Many of their products are rooted in geometry and natural science, and build a sense of math through experiential play. The students got a sense of what a fun place it was to work as soon as they walked through the door.  The main office area had a very open format, with a large table full of wooden toys with rolling cars and ramps that was impossible to resist interacting with.  One wall was covered with plants growing in wool pockets, showcasing a product they are developing.  Another wall was covered with sketches of educational STEM toys and layouts for classroom furniture that emphasized inspirational vs. contemporary vs. organic perspectives.  

The employees each presented themselves, describing their background and education and what their job was today in support of the company.

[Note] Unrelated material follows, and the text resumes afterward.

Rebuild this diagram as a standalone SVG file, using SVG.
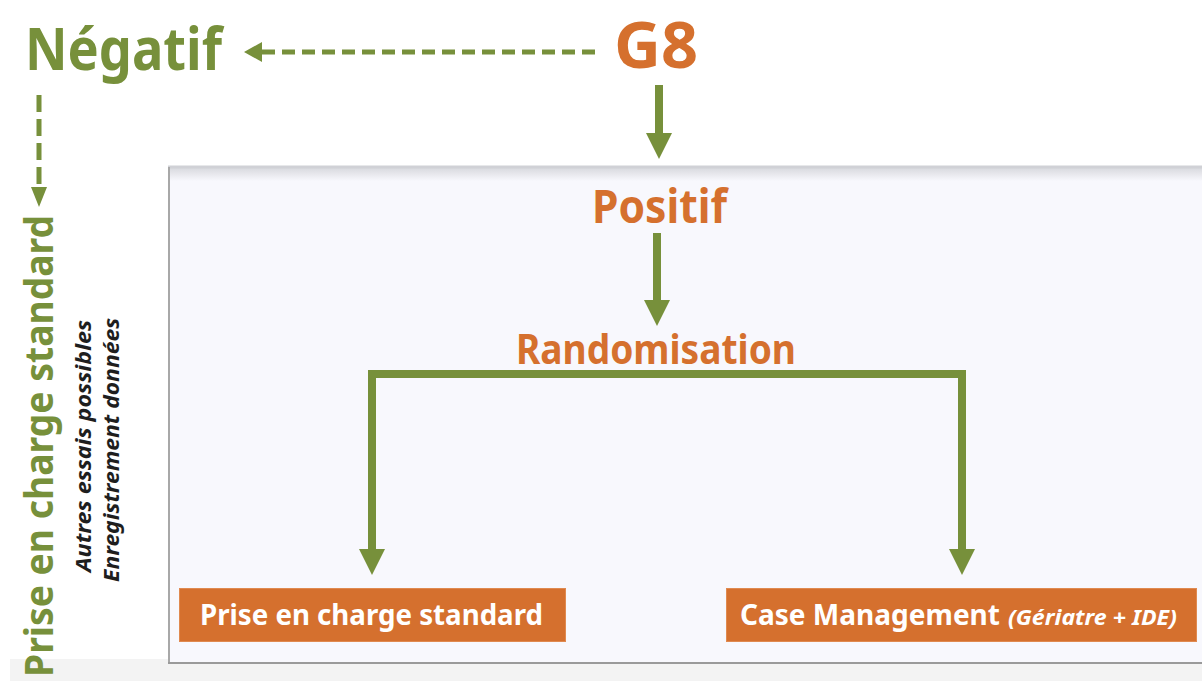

One employee with a communications degree spent time on her cell phone blogging with clients, developing relationship and exposure for their products.  Another was trained as an engineer and was building 3D models of the furniture he was designing, trying to create a full-size model to test before going to production.  Another spent her day skyping with colleagues in Vietnam, China, and Thailand.
The group toured the many different spaces, rooms filled with tools and racks of odd-shaped objects, and another room with 3D printers, tables, and couches for collaboration with colleagues.  

The students checked out the photography studio where their photographer (who had a degree in physics) took pictures of children exploring their products that would be used to create packaging and brochures.  

TPS students got a sense of all the aspects involved in creating a product, from developing the idea that targets a particular educational purpose, to figuring out the material science needed to make it, and eventually how to create aesthetic packaging that will help it sell.  

With all this inspiration, the students were given a task of their own:  to sketch and then build a small model of a movable chair that could be used in an educational setting.  They broke off into working groups and came up with some excellent ideas and intriguing models of their own.  

The visit was a great success in showing students the many different ways that science and technology are used in careers today.